Supplied data –
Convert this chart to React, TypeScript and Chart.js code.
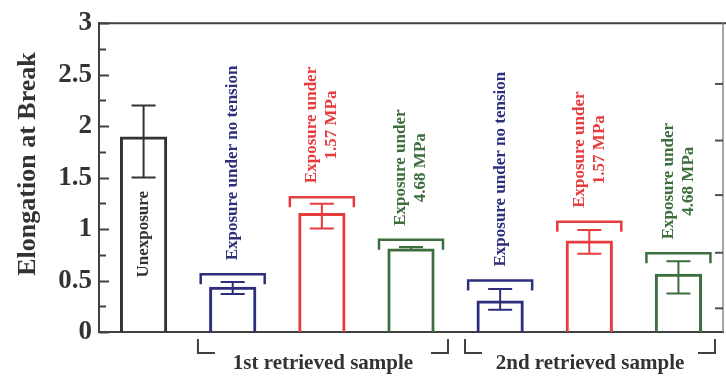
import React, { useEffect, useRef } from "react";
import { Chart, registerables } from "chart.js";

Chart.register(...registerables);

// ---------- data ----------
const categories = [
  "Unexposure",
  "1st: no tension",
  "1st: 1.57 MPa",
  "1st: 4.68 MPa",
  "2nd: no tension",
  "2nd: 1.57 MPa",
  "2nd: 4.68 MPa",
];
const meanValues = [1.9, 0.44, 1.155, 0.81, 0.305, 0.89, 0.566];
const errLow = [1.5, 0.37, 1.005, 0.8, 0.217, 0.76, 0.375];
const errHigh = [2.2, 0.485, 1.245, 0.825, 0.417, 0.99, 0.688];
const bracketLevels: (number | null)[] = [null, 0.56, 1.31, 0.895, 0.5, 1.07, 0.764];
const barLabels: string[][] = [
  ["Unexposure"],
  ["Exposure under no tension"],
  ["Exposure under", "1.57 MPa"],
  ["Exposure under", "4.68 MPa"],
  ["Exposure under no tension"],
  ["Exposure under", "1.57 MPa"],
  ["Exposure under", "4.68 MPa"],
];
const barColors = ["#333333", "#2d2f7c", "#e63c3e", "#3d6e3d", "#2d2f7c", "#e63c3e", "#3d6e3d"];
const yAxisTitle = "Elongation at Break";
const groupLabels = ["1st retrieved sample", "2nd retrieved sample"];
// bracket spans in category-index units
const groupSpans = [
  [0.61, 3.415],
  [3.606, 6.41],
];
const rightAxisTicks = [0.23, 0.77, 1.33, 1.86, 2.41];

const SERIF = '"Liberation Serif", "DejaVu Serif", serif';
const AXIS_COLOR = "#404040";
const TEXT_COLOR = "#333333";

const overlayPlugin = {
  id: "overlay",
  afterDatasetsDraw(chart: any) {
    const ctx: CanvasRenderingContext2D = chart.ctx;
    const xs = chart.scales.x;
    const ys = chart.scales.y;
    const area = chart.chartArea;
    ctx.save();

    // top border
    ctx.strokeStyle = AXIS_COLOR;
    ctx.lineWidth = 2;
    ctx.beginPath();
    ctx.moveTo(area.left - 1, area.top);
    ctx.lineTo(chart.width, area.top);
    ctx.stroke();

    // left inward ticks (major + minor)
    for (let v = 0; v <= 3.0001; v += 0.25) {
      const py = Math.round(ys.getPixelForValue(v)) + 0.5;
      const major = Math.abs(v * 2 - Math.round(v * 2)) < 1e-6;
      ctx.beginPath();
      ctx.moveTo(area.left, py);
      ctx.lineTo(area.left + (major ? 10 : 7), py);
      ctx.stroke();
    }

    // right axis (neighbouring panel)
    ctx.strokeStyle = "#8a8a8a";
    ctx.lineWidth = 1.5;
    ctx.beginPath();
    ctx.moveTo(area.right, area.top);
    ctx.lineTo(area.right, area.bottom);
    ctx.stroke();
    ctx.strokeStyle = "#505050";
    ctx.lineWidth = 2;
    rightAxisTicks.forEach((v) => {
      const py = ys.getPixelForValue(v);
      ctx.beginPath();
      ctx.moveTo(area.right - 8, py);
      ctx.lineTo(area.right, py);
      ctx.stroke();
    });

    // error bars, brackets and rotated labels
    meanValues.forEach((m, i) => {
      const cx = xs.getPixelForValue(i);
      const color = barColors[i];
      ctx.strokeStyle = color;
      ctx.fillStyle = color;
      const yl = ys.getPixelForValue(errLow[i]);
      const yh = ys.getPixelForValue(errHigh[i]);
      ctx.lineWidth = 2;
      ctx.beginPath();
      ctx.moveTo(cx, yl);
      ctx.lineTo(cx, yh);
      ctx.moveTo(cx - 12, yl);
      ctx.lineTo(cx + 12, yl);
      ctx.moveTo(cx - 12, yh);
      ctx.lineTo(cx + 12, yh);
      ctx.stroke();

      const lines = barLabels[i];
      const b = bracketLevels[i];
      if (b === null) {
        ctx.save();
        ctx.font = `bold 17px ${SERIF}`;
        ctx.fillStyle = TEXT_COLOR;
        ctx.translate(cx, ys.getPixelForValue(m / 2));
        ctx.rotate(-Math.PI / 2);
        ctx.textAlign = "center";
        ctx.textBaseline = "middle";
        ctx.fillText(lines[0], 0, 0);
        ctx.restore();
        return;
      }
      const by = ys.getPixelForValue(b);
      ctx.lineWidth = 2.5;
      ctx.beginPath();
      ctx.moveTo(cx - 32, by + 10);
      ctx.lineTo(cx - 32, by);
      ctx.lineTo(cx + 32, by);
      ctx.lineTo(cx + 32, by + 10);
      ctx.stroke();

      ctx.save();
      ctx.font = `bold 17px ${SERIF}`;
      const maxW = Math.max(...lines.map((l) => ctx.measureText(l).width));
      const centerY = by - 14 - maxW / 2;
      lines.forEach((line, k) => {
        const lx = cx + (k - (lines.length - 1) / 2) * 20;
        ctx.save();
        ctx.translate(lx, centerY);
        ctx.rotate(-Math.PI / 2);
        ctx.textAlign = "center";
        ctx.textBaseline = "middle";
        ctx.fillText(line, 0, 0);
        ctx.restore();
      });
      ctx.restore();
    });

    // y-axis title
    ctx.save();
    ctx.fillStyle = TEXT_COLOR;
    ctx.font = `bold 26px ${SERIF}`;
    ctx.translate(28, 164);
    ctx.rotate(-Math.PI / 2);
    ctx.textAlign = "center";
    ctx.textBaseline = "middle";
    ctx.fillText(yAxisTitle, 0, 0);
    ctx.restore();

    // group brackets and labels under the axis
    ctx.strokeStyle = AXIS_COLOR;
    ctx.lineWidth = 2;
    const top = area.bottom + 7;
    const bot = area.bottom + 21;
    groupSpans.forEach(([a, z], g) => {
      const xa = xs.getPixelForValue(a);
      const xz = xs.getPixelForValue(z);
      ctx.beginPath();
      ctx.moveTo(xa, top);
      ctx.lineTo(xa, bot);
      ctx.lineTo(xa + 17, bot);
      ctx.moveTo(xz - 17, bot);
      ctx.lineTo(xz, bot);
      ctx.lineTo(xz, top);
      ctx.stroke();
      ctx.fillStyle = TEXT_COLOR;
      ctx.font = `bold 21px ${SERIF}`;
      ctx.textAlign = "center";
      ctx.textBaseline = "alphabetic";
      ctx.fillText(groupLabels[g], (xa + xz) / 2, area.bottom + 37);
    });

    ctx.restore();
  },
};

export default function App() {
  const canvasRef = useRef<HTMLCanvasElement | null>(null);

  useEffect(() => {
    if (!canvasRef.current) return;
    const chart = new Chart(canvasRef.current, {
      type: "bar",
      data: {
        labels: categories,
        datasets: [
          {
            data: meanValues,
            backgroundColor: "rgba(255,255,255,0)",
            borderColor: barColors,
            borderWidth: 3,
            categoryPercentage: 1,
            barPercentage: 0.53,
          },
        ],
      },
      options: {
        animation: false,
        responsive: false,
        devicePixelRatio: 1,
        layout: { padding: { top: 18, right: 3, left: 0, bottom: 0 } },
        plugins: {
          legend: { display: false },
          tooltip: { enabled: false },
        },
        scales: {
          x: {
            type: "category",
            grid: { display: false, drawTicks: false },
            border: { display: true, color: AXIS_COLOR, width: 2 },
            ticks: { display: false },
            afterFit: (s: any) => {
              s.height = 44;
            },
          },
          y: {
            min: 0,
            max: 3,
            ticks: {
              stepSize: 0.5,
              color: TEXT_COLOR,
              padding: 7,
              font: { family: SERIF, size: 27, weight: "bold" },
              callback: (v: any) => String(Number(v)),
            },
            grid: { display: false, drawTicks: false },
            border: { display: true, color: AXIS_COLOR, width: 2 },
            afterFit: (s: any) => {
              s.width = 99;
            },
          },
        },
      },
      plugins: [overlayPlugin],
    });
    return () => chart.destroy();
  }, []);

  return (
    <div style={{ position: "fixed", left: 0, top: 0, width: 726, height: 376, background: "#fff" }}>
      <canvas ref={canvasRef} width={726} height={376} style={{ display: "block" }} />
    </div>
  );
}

Set exercise –
Begin at the first line of the data above and repeat each line exactly, stopping after the line containing "Chart.register(...registerables);". Omit the pictures.

Solution to this problem –
Convert this chart to React, TypeScript and Chart.js code.
import React, { useEffect, useRef } from "react";
import { Chart, registerables } from "chart.js";

Chart.register(...registerables);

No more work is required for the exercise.